One hard hand gripped Fegan's face, the other his thinning hair, and the animal inside McKenna showed itself. "Shut your fucking mouth," he hissed. "Remember who you're talking to."

Fegan remembered only too well. As he looked into those fierce blue eyes he remembered every detail. This was the face he knew, not the one on television, but the face that twisted in white-hot pleasure as McKenna set about the boy with a claw hammer, the face that was dotted with red when he handed Fegan the .22 pistol to finish it.

What makes Fegan compelling and sympathetic is that he really does feel genuine remorse for everything he did. He was a troubled young man in a troubled time and he got thrown headfirst into a violent conflict and did what seemed natural and right at the time. As the story progresses, you really feel for him. The author throws a damsel in distress with a cute kid at him to give us more reason to want to see him prevail, but even without that you can't help wishing he could just go off and live in peace somewhere, or go back in time to before he ever became a killer and a terrorist.

The story twists and turns as Fegan's murder spree causes all kinds of shit to hit the fan. There are corrupt politicians, criminal bosses, long-undercover British informers, and officers determined to keep the peace no matter what, and Fegan is screwing with all of them, which means buried secrets and betrayals erupt as a consequence of his actions.
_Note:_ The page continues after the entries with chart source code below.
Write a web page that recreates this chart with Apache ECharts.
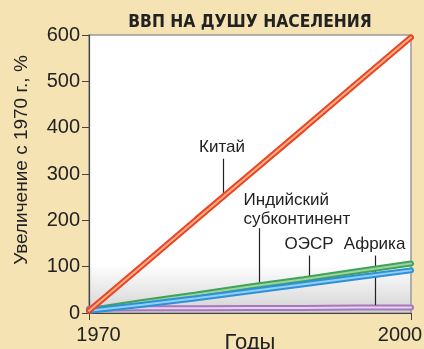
<!DOCTYPE html>
<html>
<head>
<meta charset="utf-8">
<script src="https://cdn.jsdelivr.net/npm/echarts@6/dist/echarts.min.js"></script>
<style>
  html, body { margin: 0; padding: 0; background: #f6e3b4; }
  #chart { width: 424px; height: 349px; }
</style>
</head>
<body>
<div id="chart"></div>
<script>
// Per-capita GDP growth since 1970, percent
const years = [1970, 1975, 1980, 1985, 1990, 1995, 2000];
const china = [5, 103, 202, 300, 398, 497, 595];
const indianSubcontinent = [6, 24, 40, 57, 73, 90, 107];
const oecd = [5, 18, 32, 47, 62, 77, 92];
const africa = [9, 10, 10, 11, 11, 12, 12];
const yTicks = [0, 100, 200, 300, 400, 500, 600];
const xTicks = [1970, 2000];

// Annotation labels: text, [year, value] of the text, leader [year, from value, to value]
const notes = [
  { text: 'Китай', at: [1982.4, 357], lead: [1982.5, 333, 258], align: 'center' },
  { text: 'Индийский\nсубконтинент', at: [1984.4, 223], lead: [1985.9, 183, 66], align: 'left' },
  { text: 'ОЭСР', at: [1990.5, 148], lead: [1990.5, 124, 63], align: 'center' },
  { text: 'Африка', at: [1996.6, 148], lead: [1996.7, 124, 17], align: 'center' }
];

const pairs = arr => years.map((y, i) => [y, arr[i]]);

// each series is a tube: a thick dark stroke with a thin light highlight on top
function tube(name, data, dark, light, z) {
  return [
    { name, type: 'line', data: pairs(data), symbol: 'none', z,
      lineStyle: { color: dark, width: 6, cap: 'round' }, silent: true },
    { name: name + '-hl', type: 'line', data: pairs(data), symbol: 'none', z: z + 1,
      lineStyle: { color: light, width: 2, cap: 'round' }, silent: true }
  ];
}

const font = 'Liberation Sans, Arial, sans-serif';
const chart = echarts.init(document.getElementById('chart'), null, { renderer: 'canvas' });

const series = [
  ...tube('Африка', africa, '#a878bf', '#e6d3ee', 3),
  ...tube('Индийский субконтинент', indianSubcontinent, '#3fa35a', '#9ad49f', 5),
  ...tube('ОЭСР', oecd, '#2f8fd8', '#8fd0f5', 7),
  ...tube('Китай', china, '#ec4422', '#f8b088', 9)
];

// leader lines and label texts in data coordinates
series.push({
  type: 'line', data: [], z: 20, silent: true,
  markLine: {
    symbol: 'none', silent: true, animation: false,
    label: { show: false },
    lineStyle: { color: '#222', width: 1.2, type: 'solid' },
    data: notes.map(n => [{ coord: [n.lead[0], n.lead[1]] }, { coord: [n.lead[0], n.lead[2]] }])
  },
  markPoint: {
    symbol: 'circle', symbolSize: 0, silent: true, animation: false,
    data: notes.map(n => ({
      coord: n.at,
      label: { show: true, formatter: n.text, color: '#222', fontSize: 17, fontFamily: font,
        lineHeight: 19, align: n.align, verticalAlign: 'middle', position: 'inside' }
    }))
  }
});

chart.setOption({
  animation: false,
  backgroundColor: '#f6e3b4',
  title: {
    text: 'ВВП НА ДУШУ НАСЕЛЕНИЯ', left: 245, top: 9, textAlign: 'center',
    textStyle: { fontFamily: 'DejaVu Sans Condensed, DejaVu Sans, sans-serif', fontWeight: 'bold', fontSize: 17.3, color: '#222' }
  },
  grid: {
    left: 89, right: 13, top: 35, bottom: 36, show: true,
    outerBoundsMode: 'none',
    borderColor: '#9a9a9a', borderWidth: 1.5,
    backgroundColor: {
      type: 'linear', x: 0, y: 0, x2: 0, y2: 1,
      colorStops: [
        { offset: 0, color: '#ffffff' },
        { offset: 0.82, color: '#ffffff' },
        { offset: 0.94, color: '#e2e2e2' },
        { offset: 1, color: '#cfcfcf' }
      ]
    }
  },
  xAxis: {
    type: 'value', min: xTicks[0], max: xTicks[xTicks.length - 1], interval: 30,
    name: 'Годы', nameLocation: 'middle', nameGap: 19, nameMoveOverlap: false,
    nameTextStyle: { fontFamily: font, fontSize: 22, color: '#222' },
    axisLine: { show: true, lineStyle: { color: '#444', width: 1.2 } },
    axisTick: { show: true, length: 7, lineStyle: { color: '#444' } },
    axisLabel: {
      fontFamily: font, fontSize: 20, color: '#222', margin: 12,
      formatter: v => v === xTicks[0] ? '{a|' + v + '}' : (v === xTicks[1] ? '{b|' + v + '}' : ''),
      rich: {
        a: { fontFamily: font, fontSize: 20, color: '#222', padding: [0, 0, 0, 19] },
        b: { fontFamily: font, fontSize: 20, color: '#222', padding: [0, 22, 0, 0] }
      }
    },
    splitLine: { show: false }
  },
  yAxis: {
    type: 'value', min: yTicks[0], max: yTicks[yTicks.length - 1], interval: 100,
    name: 'Увеличение с 1970 г., %', nameLocation: 'middle', nameGap: 58, nameRotate: 90,
    nameTextStyle: { fontFamily: font, fontSize: 19, color: '#222', padding: [0, 0, 0, 28] },
    axisLine: { show: true, lineStyle: { color: '#444', width: 1.2 } },
    axisTick: { show: true, length: 7, lineStyle: { color: '#444' } },
    axisLabel: { fontFamily: font, fontSize: 20, color: '#222', margin: 9 },
    splitLine: { show: false }
  },
  series
});
</script>
</body>
</html>
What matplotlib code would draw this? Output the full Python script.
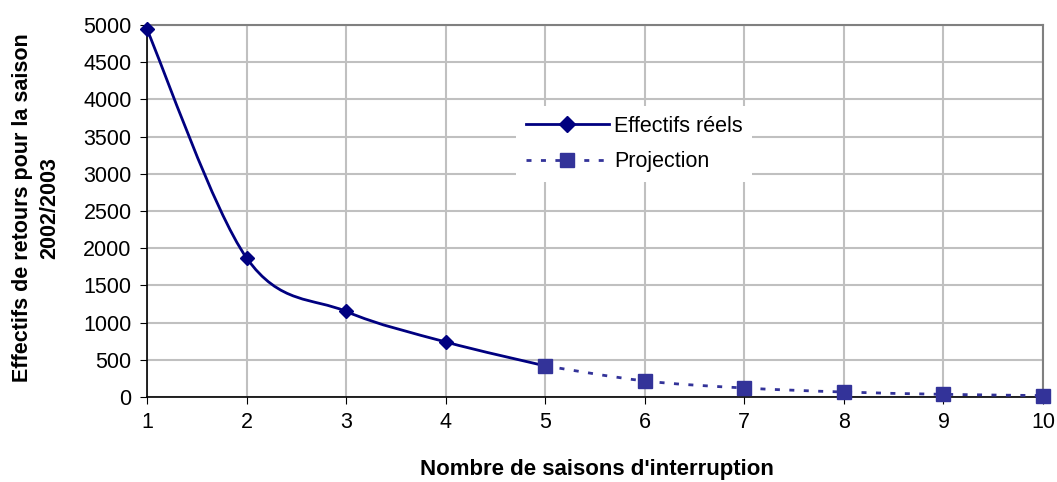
import numpy as np
import matplotlib
matplotlib.use("Agg")
import matplotlib.pyplot as plt
from matplotlib.path import Path
from matplotlib.patches import PathPatch

plt.rcParams['font.family'] = ['Liberation Sans', 'DejaVu Sans']

x_reels = [1, 2, 3, 4, 5]
y_reels = [4940, 1870, 1150, 740, 418]
x_proj = [5, 6, 7, 8, 9, 10]
y_proj = [418, 216, 121, 67, 36, 19]
xticks = [1, 2, 3, 4, 5, 6, 7, 8, 9, 10]
yticks = [0, 500, 1000, 1500, 2000, 2500, 3000, 3500, 4000, 4500, 5000]


def smooth_path(xs, ys):
    p = np.column_stack([xs, ys]).astype(float)
    n = len(p)
    verts = [p[0]]
    codes = [Path.MOVETO]
    for i in range(n - 1):
        p0 = p[i - 1] if i > 0 else p[i]
        p1 = p[i]
        p2 = p[i + 1]
        p3 = p[i + 2] if i + 2 < n else p[i + 1]
        c1 = p1 + (p2 - p0) / 6.0
        c2 = p2 - (p3 - p1) / 6.0
        verts += [c1, c2, p2]
        codes += [Path.CURVE4] * 3
    return Path(verts, codes)


W, H = 1057, 482
fig = plt.figure(figsize=(W / 100, H / 100), dpi=100)
ax = fig.add_axes([147 / W, (H - 397) / H, 896 / W, 372 / H])

navy = '#000080'
proj_c = '#333399'
FS = 15.5

ax.add_patch(PathPatch(smooth_path(x_reels, y_reels), fill=False,
                       edgecolor=navy, lw=2, zorder=3))
ax.add_patch(PathPatch(smooth_path(x_proj, y_proj), fill=False,
                       edgecolor=proj_c, lw=2, linestyle=(0, (1.8, 3.4)),
                       zorder=3))

ax.plot(x_reels[:-1], y_reels[:-1], linestyle='none', marker='D', ms=7.5,
        color=navy, zorder=4, clip_on=False)
ax.plot(x_proj, y_proj, linestyle='none', marker='s', ms=9.5,
        color=proj_c, zorder=5, clip_on=False)

# legend proxies
h1, = ax.plot([], [], color=navy, lw=2, marker='D', ms=8)
h2, = ax.plot([], [], color=proj_c, lw=2, ls=(0, (1.8, 3.4)), marker='s', ms=9.5)
leg = ax.legend([h1, h2], ['Effectifs réels', 'Projection'],
                loc='upper left', bbox_to_anchor=(516 / W, 1 - 106 / H),
                bbox_transform=fig.transFigure, borderaxespad=0,
                frameon=True, fancybox=False, framealpha=1,
                edgecolor='white', fontsize=FS, handlelength=3.85,
                handletextpad=0.25, borderpad=0.45, labelspacing=0.68)
leg.get_frame().set_linewidth(0)
leg.set_zorder(6)

ax.set_xlim(1, 10)
ax.set_ylim(0, 5000)
ax.set_xticks(xticks)
ax.set_yticks(yticks)
ax.tick_params(labelsize=FS, direction='out', length=5, color='black', pad=6)
ax.grid(True, color='#c0c0c0', lw=1.5)
ax.set_axisbelow(True)
for s in ['top', 'right']:
    ax.spines[s].set_color('#808080')
    ax.spines[s].set_linewidth(1.5)
for s in ['left', 'bottom']:
    ax.spines[s].set_color('black')
    ax.spines[s].set_linewidth(1.2)

fig.text(597 / W, 1 - 470 / H, "Nombre de saisons d'interruption",
         fontsize=16, fontweight='bold', ha='center', va='center')
fig.text(36 / W, 1 - 208 / H, "Effectifs de retours pour la saison\n2002/2003",
         fontsize=FS, fontweight='bold', ha='center', va='center',
         rotation=90, linespacing=1.4, multialignment='center')

fig.savefig('out.png', dpi=100)
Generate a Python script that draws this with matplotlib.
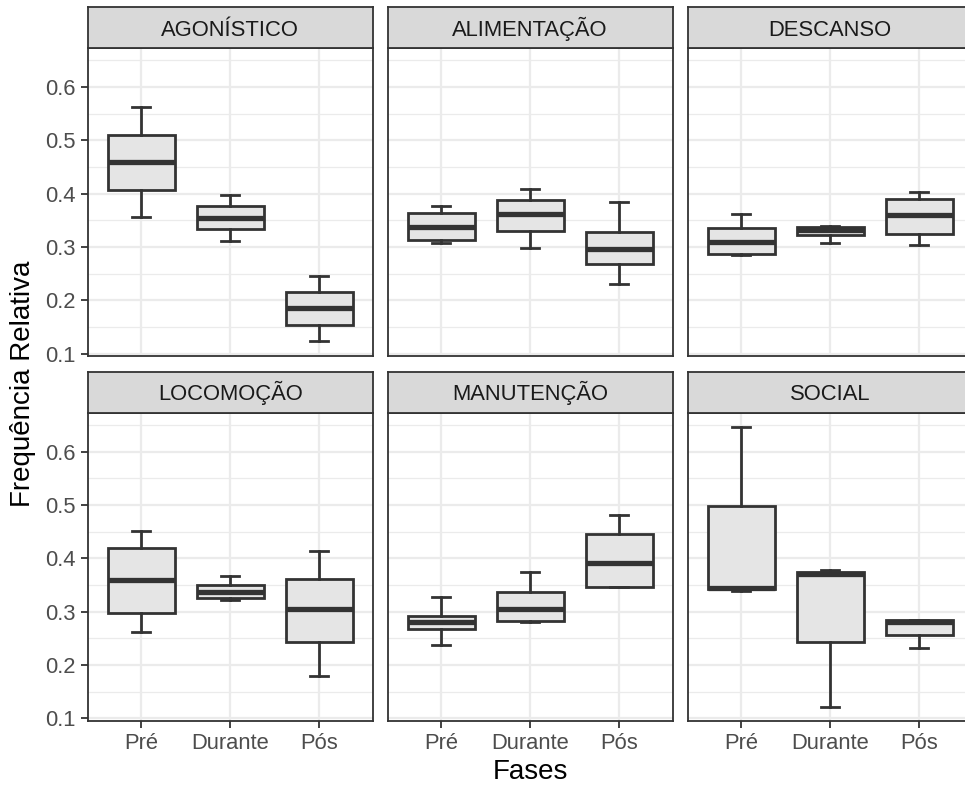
import numpy as np
import matplotlib.pyplot as plt
from matplotlib.ticker import FixedLocator

plt.rcParams['font.family'] = ['Liberation Sans', 'DejaVu Sans']

# Comportamentos (painéis) e fases
comportamentos = ["AGONÍSTICO", "ALIMENTAÇÃO", "DESCANSO",
                  "LOCOMOÇÃO", "MANUTENÇÃO", "SOCIAL"]
fases = ["Pré", "Durante", "Pós"]

# Estatísticas dos boxplots: uma linha por comportamento, uma coluna por fase
bigode_inf = [[0.356, 0.312, 0.124],
              [0.307, 0.298, 0.231],
              [0.285, 0.308, 0.303],
              [0.263, 0.322, 0.180],
              [0.238, 0.280, 0.347],
              [0.339, 0.122, 0.233]]
q1 = [[0.407, 0.333, 0.154],
      [0.313, 0.330, 0.268],
      [0.287, 0.322, 0.324],
      [0.298, 0.325, 0.243],
      [0.267, 0.283, 0.347],
      [0.342, 0.243, 0.256]]
mediana = [[0.459, 0.355, 0.186],
           [0.338, 0.362, 0.296],
           [0.310, 0.332, 0.359],
           [0.359, 0.337, 0.305],
           [0.280, 0.305, 0.391],
           [0.345, 0.370, 0.281]]
q3 = [[0.510, 0.376, 0.216],
      [0.364, 0.388, 0.329],
      [0.336, 0.338, 0.390],
      [0.419, 0.351, 0.362],
      [0.292, 0.337, 0.446],
      [0.498, 0.374, 0.285]]
bigode_sup = [[0.562, 0.397, 0.246],
              [0.377, 0.408, 0.385],
              [0.361, 0.340, 0.403],
              [0.452, 0.368, 0.414],
              [0.327, 0.375, 0.481],
              [0.646, 0.378, 0.285]]

# Escala y comum com expansão de 5% (estilo ggplot)
y_min = min(min(r) for r in bigode_inf)
y_max = max(max(r) for r in bigode_sup)
y_pad = 0.05 * (y_max - y_min)
ylim = (y_min - y_pad, y_max + y_pad)

W, H = 965, 785
fig = plt.figure(figsize=(W / 100, H / 100), dpi=100)

col_x = [87.7, 387.7, 687.7]
painel_w = 285.0
linhas = [(7.3, 48.3, 356.0), (371.7, 413.3, 720.7)]  # topo faixa, topo painel, base painel

cinza20 = "#333333"
cinza30 = "#4D4D4D"
grade = "#EBEBEB"

for i, nome in enumerate(comportamentos):
    r, c = divmod(i, 3)
    topo_faixa, topo, base = linhas[r]
    x0 = col_x[c]

    ax = fig.add_axes([x0 / W, 1 - base / H, painel_w / W, (base - topo) / H])
    faixa = fig.add_axes([x0 / W, 1 - topo / H, painel_w / W, (topo - topo_faixa) / H])

    # Faixa com o nome do comportamento
    faixa.set_facecolor("#D9D9D9")
    faixa.set_xticks([]); faixa.set_yticks([])
    for s in faixa.spines.values():
        s.set_color(cinza20); s.set_linewidth(1.3)
    faixa.text(0.5, 0.31, nome, ha="center", va="baseline", fontsize=15.8,
               color="#1A1A1A", transform=faixa.transAxes)

    stats = []
    for j, f in enumerate(fases):
        stats.append(dict(label=f, whislo=bigode_inf[i][j], q1=q1[i][j],
                          med=mediana[i][j], q3=q3[i][j], whishi=bigode_sup[i][j]))
    ax.bxp(stats, positions=[1, 2, 3], widths=0.75, capwidths=0.2,
           showfliers=False, patch_artist=True,
           boxprops=dict(facecolor="#E5E5E5", edgecolor=cinza20, linewidth=2.0),
           medianprops=dict(color=cinza20, linewidth=3.8, solid_capstyle="butt"),
           whiskerprops=dict(color=cinza20, linewidth=2.0),
           capprops=dict(color=cinza20, linewidth=2.0))

    ax.set_xlim(0.4, 3.6)
    ax.set_ylim(*ylim)
    ax.yaxis.set_major_locator(FixedLocator([0.1, 0.2, 0.3, 0.4, 0.5, 0.6]))
    ax.yaxis.set_minor_locator(FixedLocator([0.15, 0.25, 0.35, 0.45, 0.55, 0.65]))
    ax.set_axisbelow(True)
    ax.grid(True, which="major", color=grade, linewidth=1.6)
    ax.grid(True, which="minor", axis="y", color=grade, linewidth=0.9)
    ax.tick_params(which="minor", length=0)
    ax.tick_params(which="major", length=4.7, width=1.3, color=cinza20,
                   labelsize=15.8, labelcolor=cinza30, pad=4)
    for s in ax.spines.values():
        s.set_color(cinza20); s.set_linewidth(1.3)

    ax.set_xticks([1, 2, 3])
    ax.set_xticklabels(fases)
    if c != 0:
        ax.tick_params(axis="y", left=False, labelleft=False)
    else:
        ax.set_yticklabels(["0.1", "0.2", "0.3", "0.4", "0.5", "0.6"])
    if r == 0:
        ax.tick_params(axis="x", bottom=False, labelbottom=False)

fig.text(530 / W, 1 - 771.7 / H, "Fases", ha="center", va="center",
         fontsize=20, color="black")
fig.text(23 / W, 1 - 384 / H, "Frequência Relativa", ha="center", va="center",
         rotation=90, fontsize=20, color="black")

fig.savefig("out.png", dpi=100)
There is a lot of violence. People get tortured and killed, in flashbacks and in the present. It's not described in grueling, gory detail, but it's not something you'll enjoy if you don't like bloodshed and dogfights and kneecapping and other unpleasantness.

It's a hard novel about a hard man who just wants the voices in his head to stop screaming at him. I recommend it unless this sort of book is just totally not your cup of tea.

Verdict: Give this one a shot. It's definitely not boring and not badly written, Recommended for anyone who likes fast-moving, violent crime/political thrillers.